Rejet de la demande de communication d’éléments contenant des données personnelles d’un salarié
La Cour d’appel de Paris a rendu le 12 mai dernier un arrêt intéressant dans le cadre d’une affaire opposant une ancienne salariée à son ancien employeur, à propos de documents contenant des données à caractère personnel.
Depuis quelques mois fleurissent les demandes de salariés ou futurs ex-salariés vis-à-vis d’employeurs, tendant à la production forcée de documents contenant des données à caractère personnel les concernant. C’est en effet sur la base du droit d’accès énoncé par le Règlement général européen sur la protection des données (RGPD) que certains plaideurs réclament des éléments susceptibles de leur permettre d’alimenter leurs demandes devant le Conseil de prud’hommes, par exemple dans le but de démontrer la réalisation d’heures supplémentaires non payées.

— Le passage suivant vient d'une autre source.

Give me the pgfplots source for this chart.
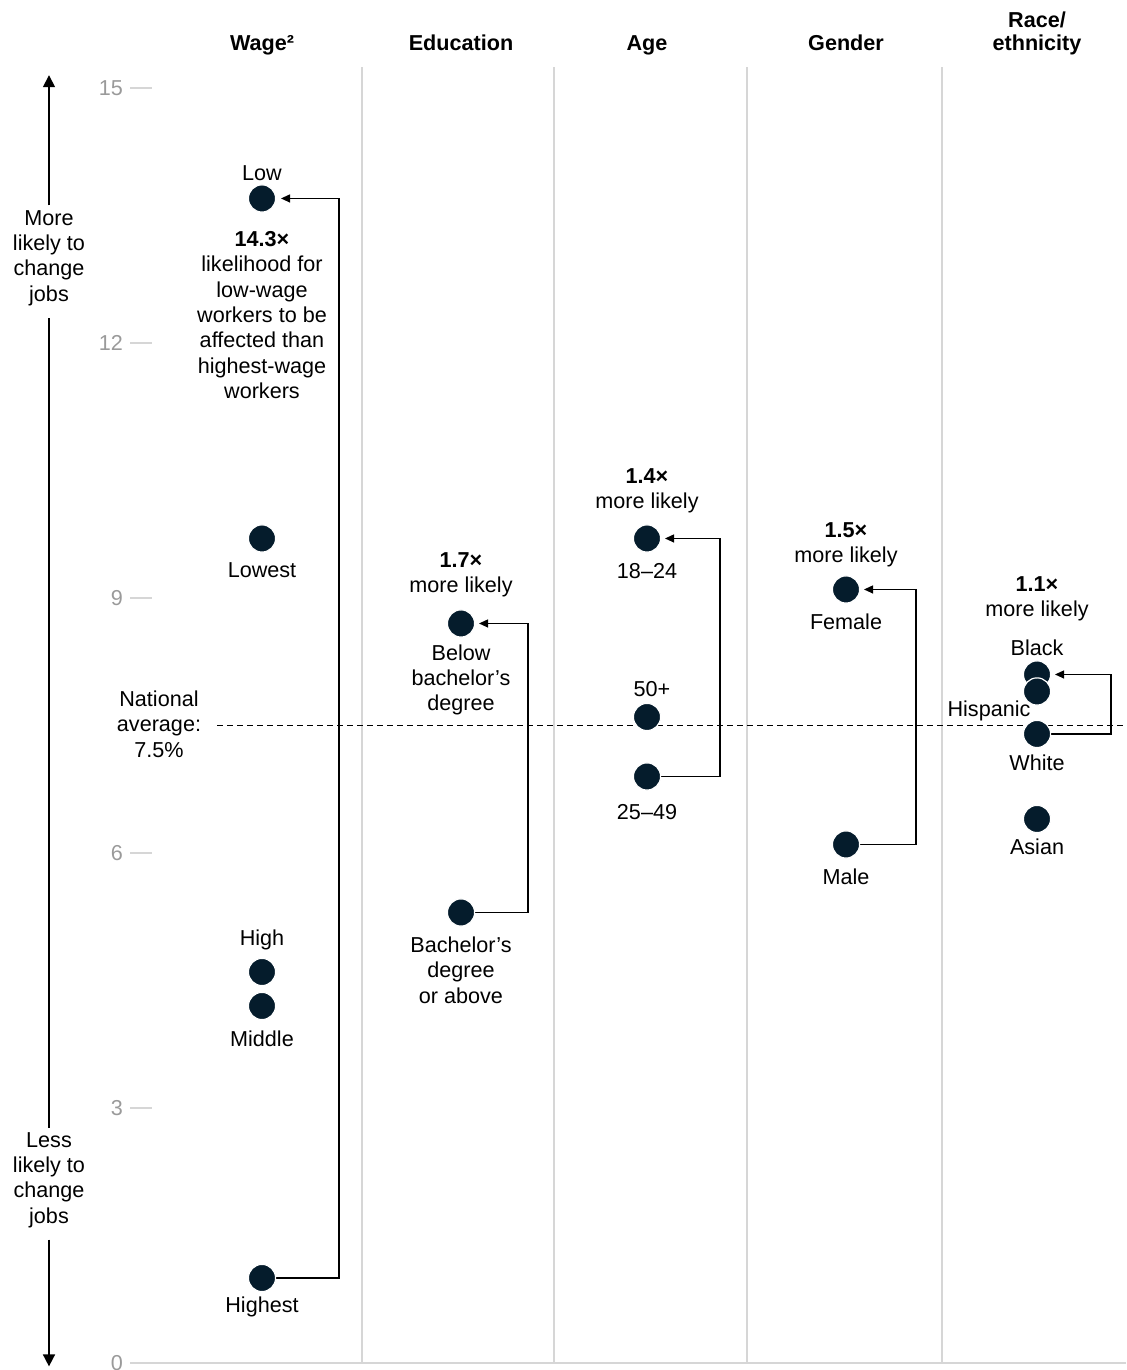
\documentclass[border=0pt]{standalone}
\usepackage{fontspec}
\setmainfont{Liberation Sans}
\usepackage{pgfplots}
\pgfplotsset{compat=1.18}
\usetikzlibrary{arrows.meta}
\definecolor{navy}{HTML}{051C2C}
\definecolor{sep}{HTML}{D6D6D6}
\definecolor{tickgray}{HTML}{9A9A9A}
\begin{document}
\begin{tikzpicture}[font=\fontsize{10.8}{12.7}\selectfont]
\begin{axis}[
 scale only axis, width=498pt, height=648pt,
 xmin=130, xmax=1126, ymin=0, ymax=15.247,
 clip=false,
 axis line style={draw=none},
 xtick={362,554,747,942}, xticklabels={}, xmajorgrids,
 major x grid style={sep, line width=0.8pt},
 x tick style={draw=none},
 ytick={0,3,6,9,12,15}, ytick pos=left, tick align=inside,
 major tick length=11pt,
 y tick style={sep, line width=0.6pt},
 yticklabel style={tickgray, font=\fontsize{10.8}{12}\selectfont},
 /pgf/number format/assume math mode=true,
]
% bottom line
\addplot[sep, line width=0.8pt] coordinates {(130,0) (1126,0)};
% national average
\addplot[black, line width=0.5pt, dash pattern=on 3pt off 2pt] coordinates {(217,7.5) (1126,7.5)};
% brackets
\addplot[black, line width=0.6pt, -{Triangle[length=4.5pt,width=4pt]}] coordinates {(275,1.0) (339,1.0) (339,13.7) (281,13.7)};
\addplot[black, line width=0.6pt, -{Triangle[length=4.5pt,width=4pt]}] coordinates {(474,5.3) (528,5.3) (528,8.7) (479,8.7)};
\addplot[black, line width=0.6pt, -{Triangle[length=4.5pt,width=4pt]}] coordinates {(660,6.9) (720,6.9) (720,9.7) (665,9.7)};
\addplot[black, line width=0.6pt, -{Triangle[length=4.5pt,width=4pt]}] coordinates {(859,6.1) (916,6.1) (916,9.1) (864,9.1)};
\addplot[black, line width=0.6pt, -{Triangle[length=4.5pt,width=4pt]}] coordinates {(1050,7.4) (1111,7.4) (1111,8.1) (1055,8.1)};
% left arrow
\addplot[black, line width=0.8pt, -{Triangle[length=6pt,width=6pt]}] coordinates {(49,13.62) (49,15.15)};
\addplot[black, line width=0.8pt] coordinates {(49,12.29) (49,2.77)};
\addplot[black, line width=0.8pt, -{Triangle[length=6pt,width=6pt]}] coordinates {(49,1.45) (49,-0.04)};
% points
\addplot[only marks, mark=*, mark size=6.8pt, mark options={fill=navy, draw=white, line width=0.6pt}] coordinates {
 (262,13.7) (262,9.7) (262,4.6) (262,4.2) (262,1.0)
 (461,8.7) (461,5.3)
 (647,9.7) (647,7.6) (647,6.9)
 (846,9.1) (846,6.1)
 (1037,8.1) (1037,7.9) (1037,7.4) (1037,6.4)
};
% headers
\node[font=\fontsize{10.8}{12.7}\selectfont\bfseries, anchor=base] at (axis cs:262,15.435) {Wage²};
\node[font=\fontsize{10.8}{12.7}\selectfont\bfseries, anchor=base] at (axis cs:461,15.435) {Education};
\node[font=\fontsize{10.8}{12.7}\selectfont\bfseries, anchor=base] at (axis cs:647,15.435) {Age};
\node[font=\fontsize{10.8}{12.7}\selectfont\bfseries, anchor=base] at (axis cs:846,15.435) {Gender};
\node[font=\fontsize{10.8}{12.7}\selectfont\bfseries, anchor=base] at (axis cs:1037,15.717) {Race/};
\node[font=\fontsize{10.8}{12.7}\selectfont\bfseries, anchor=base] at (axis cs:1037,15.435) {ethnicity};
% left labels
\node[align=center, fill=white, inner sep=1pt] at (axis cs:49,13.0) {More\\likely to\\change\\jobs};
\node[align=center, fill=white, inner sep=1pt] at (axis cs:49,2.153) {Less\\likely to\\change\\jobs};
\node[align=center] at (axis cs:159,7.518) {National\\average:\\7.5\%};
% wage labels
\node at (axis cs:262,14.0) {Low};
\node[align=center] at (axis cs:262,12.329) {{\bfseries 14.3×}\\likelihood for\\low-wage\\workers to be\\affected than\\highest-wage\\workers};
\node at (axis cs:262,9.329) {Lowest};
\node at (axis cs:262,4.976) {High};
\node at (axis cs:262,3.812) {Middle};
\node at (axis cs:262,0.659) {Highest};
% education
\node[align=center] at (axis cs:461,9.271) {{\bfseries 1.7×}\\more likely};
\node[align=center] at (axis cs:461,8.035) {Below\\bachelor’s\\degree};
\node[align=center] at (axis cs:461,4.624) {Bachelor’s\\degree\\or above};
% age
\node[align=center] at (axis cs:647,10.259) {{\bfseries 1.4×}\\more likely};
\node at (axis cs:647,9.318) {18–24};
\node at (axis cs:652,7.929) {50+};
\node at (axis cs:647,6.482) {25–49};
% gender
\node[align=center] at (axis cs:846,9.624) {{\bfseries 1.5×}\\more likely};
\node at (axis cs:846,8.718) {Female};
\node at (axis cs:846,5.718) {Male};
% race
\node[align=center] at (axis cs:1037,8.988) {{\bfseries 1.1×}\\more likely};
\node at (axis cs:1037,8.412) {Black};
\node at (axis cs:989,7.671) {Hispanic};
\node at (axis cs:1037,7.059) {White};
\node at (axis cs:1037,6.071) {Asian};
\coordinate (bbl) at (axis cs:0,-0.0824);
\coordinate (btr) at (axis cs:1126,16.035);
\end{axis}
\pgfresetboundingbox
\path (bbl) rectangle (btr);
\end{tikzpicture}
\end{document}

D’aucuns n’hésitent pas, par exemple, à solliciter la production de tous les e-mails dans lesquels ils sont cités. La CNIL s’est déjà prononcée sur ce sujet par une fiche du 9 mai 2019 intitulée « L’accès à son dossier professionnel », par laquelle l’autorité confirme qu’un salarié peut bien réclamer à son employeur la production d’informations le concernant. Il convient toutefois de préciser, selon un arrêt du Conseil d'État du 15 octobre 2015, que le droit d'accès ne peut pas avoir pour objet d'imposer la communication de documents mais uniquement de données.
Dans l’affaire en question, une ex-salariée réclamait une multitude d’informations, en l’occurrence l’intégralité de son dossier personnel. L’employeur avait fourni spontanément certains éléments, comme le dossier de candidature d’embauche, le contrat de travail, l’attestation de remise du livret d’accueil, la fiche d’aptitude du service de santé, etc.
Toutefois, la salariée demandait davantage encore, en particulier l’intégralité de sa messagerie électronique professionnelle, ce que l’employeur s’était refusé à faire. Elle avait donc formé une demande de production forcée au visa de l’article 145 du Code de procédure civile (instruction in futurum), mais s’était heurtée au refus du juge prud’homal.
En appel, la décision de rejet est confirmée. La Cour d’appel retient en effet que l'employeur, qui voit peser sur lui l’obligation de fournir certains éléments, avait déjà communiqué un certain nombre d'informations :
« il doit être retenu que les pièces communiquées par l'employeur s'agissant des entretiens d'évaluation mais surtout des relevés de pointage sont, à l'évidence, des pièces susceptibles de lui permettre, à tout le moins, d'étayer sa demande au titre des heures supplémentaires, étant rappelé qu'en la matière, il appartient à l'employeur de fournir au juge les éléments de nature à justifier les horaires effectivement réalisés par le salarié. »
En revanche, s’agissant de la messagerie électronique, les juges retiennent que l’intimé démontrait se trouver dans l'incapacité matérielle de fournir les copies des e-mails, lesquels étaient détruits au terme d'un certain délai en vertu d'une politique mise en place par l'entreprise :
« il vient d'être considéré que l'employeur est dans l'impossibilité de communiquer la boîte mail de l'intéressée, celle-ci ayant été détruite. »
Cet arrêt n'invalide donc pas la demande de production, mais tient compte de ce que l'employeur ne pouvait matériellement pas déférer à la demande.
L’obligation de l’employeur de fournir certaines informations nominatives doit donc être conciliée avec tout éventuel système de purge des e-mails au terme d’un certain délai, ce dont les salariés doivent être informés :
« il est justifié par l'employeur que le groupe a mis en place une politique stricte en matière de protection des données personnelles alors que Madame L. avait parfaitement connaissance de ses engagements dont elle avait reçu copie ».